Fonda’s performance is a good one, and carries the film. Sadly, I didn’t find a lot else here that did much for me. It may be that I’m a jaded moviegoer or that films have made me attuned to subtle shifts and glances into character. It may be that when the camera lingers on someone or something for no apparent reason it’s because there really is a reason and we just haven’t been told yet. Maybe I’m just really good at guessing the ending. Whatever it is, I was not surprised by the reveal. I pegged it about halfway through the film or so, and was not surprised by the last 20 minutes of the film.

Additionally, the romance between Bree and Klute feels forced. It doesn’t really work for me except in the sense that we have a male and a female character on screen together for a lot of the time, and so the film naturally squishes them together in the only way men and women fit together in a film. It’s a cobble, and not one that I buy into.

Finally, and tragically, despite the fact that I knew what was coming, the ending builds up a great deal of tension. And then…the mystery culprit does something that to me feels completely out of character and sent the whole house of cards crashing down. The last five minutes or so of the film don’t ring true to me, which is really disappointing.
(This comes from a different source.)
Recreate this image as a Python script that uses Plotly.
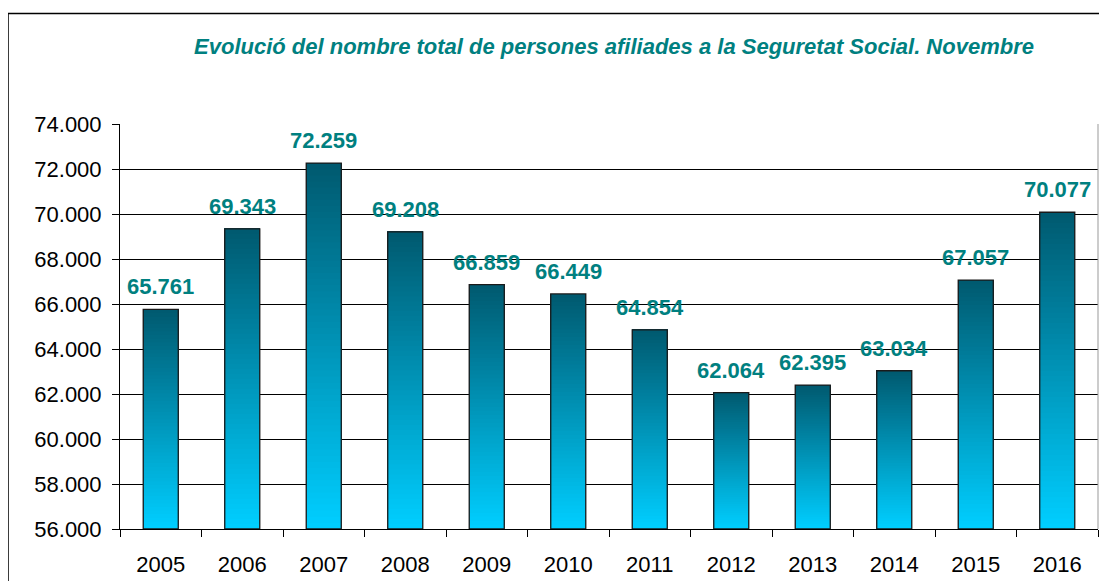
import plotly.graph_objects as go

years = ['2005', '2006', '2007', '2008', '2009', '2010', '2011', '2012', '2013', '2014', '2015', '2016']
afiliats = [65761, 69343, 72259, 69208, 66859, 66449, 64854, 62064, 62395, 63034, 67057, 70077]
labels = ['65.761', '69.343', '72.259', '69.208', '66.859', '66.449', '64.854', '62.064', '62.395', '63.034', '67.057', '70.077']
y_min = 56000
y_max = 74000

teal = '#008080'
top_rgb = (0, 90, 112)
bottom_rgb = (0, 206, 255)

fig = go.Figure()

# gradient: stacked overlays, each one starting a bit higher and a bit darker
n_steps = 60
for k in range(n_steps):
    t = k / (n_steps - 1)
    col = tuple(round(b + (a - b) * t) for a, b in zip(top_rgb, bottom_rgb))
    steps = [(v - y_min) / n_steps for v in afiliats]
    bases = [y_min + k * h for h in steps]
    heights = [v - b for v, b in zip(afiliats, bases)]
    fig.add_trace(go.Bar(
        x=years, y=heights, base=bases,
        marker=dict(color='rgb(%d,%d,%d)' % col, line=dict(width=0)),
        hoverinfo='skip', showlegend=False
    ))

# outline of every bar
fig.add_trace(go.Bar(
    x=years, y=[v - y_min for v in afiliats], base=[y_min] * len(afiliats),
    marker=dict(color='rgba(0,0,0,0)', line=dict(color='#1a1a1a', width=1.3)),
    hovertemplate='%{x}: %{customdata}<extra></extra>', customdata=labels,
    showlegend=False
))

# value labels (x given as category index so '2005' is not read as a number)
for i, (v, lab) in enumerate(zip(afiliats, labels)):
    fig.add_annotation(
        x=i, y=v, text='<b>' + lab + '</b>', showarrow=False,
        yanchor='bottom', yshift=8,
        font=dict(family='Liberation Sans, Arial', size=22, color=teal)
    )

# outer frame of the chart
fig.add_shape(type='rect', xref='paper', yref='paper',
              x0=-0.1145, x1=1.2, y0=-0.3, y1=1.2727,
              line=dict(color='black', width=1.5), layer='below')

fig.update_layout(
    width=1107, height=581,
    margin=dict(l=112, r=17, t=116, b=58),
    barmode='overlay', bargap=0.57,
    separators=',.',
    plot_bgcolor='white', paper_bgcolor='white',
    font=dict(family='Liberation Sans, Arial', size=22, color='black'),
    title=dict(
        text='<b><i>Evolució del nombre total de persones afiliades a la Seguretat Social. Novembre</i></b>',
        x=606 / 1107, xanchor='center', y=1 - 38 / 581, yanchor='middle',
        font=dict(family='Liberation Sans, Arial', size=22, color=teal)
    ),
    xaxis=dict(
        type='category', categoryorder='array', categoryarray=years,
        range=[-0.5, len(years) - 0.5],
        showgrid=False, showline=True, linecolor='black', linewidth=1,
        ticks='outside', tickson='boundaries', ticklen=7, tickcolor='black',
        tickangle=0, ticklabelstandoff=16
    ),
    yaxis=dict(
        range=[y_min, y_max], dtick=2000, tickformat=',.0f',
        showgrid=True, gridcolor='black', gridwidth=1,
        showline=True, linecolor='black', linewidth=1,
        ticks='outside', ticklen=7, tickcolor='black', zeroline=False,
        ticklabelstandoff=6
    )
)

# thin grey border on the right of the plot area
fig.add_shape(type='line', xref='paper', yref='paper', x0=1, x1=1, y0=0, y1=1,
              line=dict(color='#999999', width=1))

fig.write_html('out.html')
So, is the film worth watching? Sure. It’s by no stretch of the imagination a great film, or even one of the best noir films out there. It is, however, a film that shows off the real talents of Jane Fonda at the peak of her career. It may very well be her best role (and it did win her an Oscar). That said, it’s not my favorite of her movies—I found They Shoot Horses, Don’t They? to be far more moving and far more watchable.

Jane Fonda’s certainly had her ups and downs, and plenty of people (fairly or unfairly) dislike her because of her political past. Regardless of that, this film is worth watching for her because she inhabits this role beautifully.

Why to watch Klute: Jane Fonda, pure and simple.
Why not to watch: The unfolding of the plot is more ho-hum than it should be in a thriller.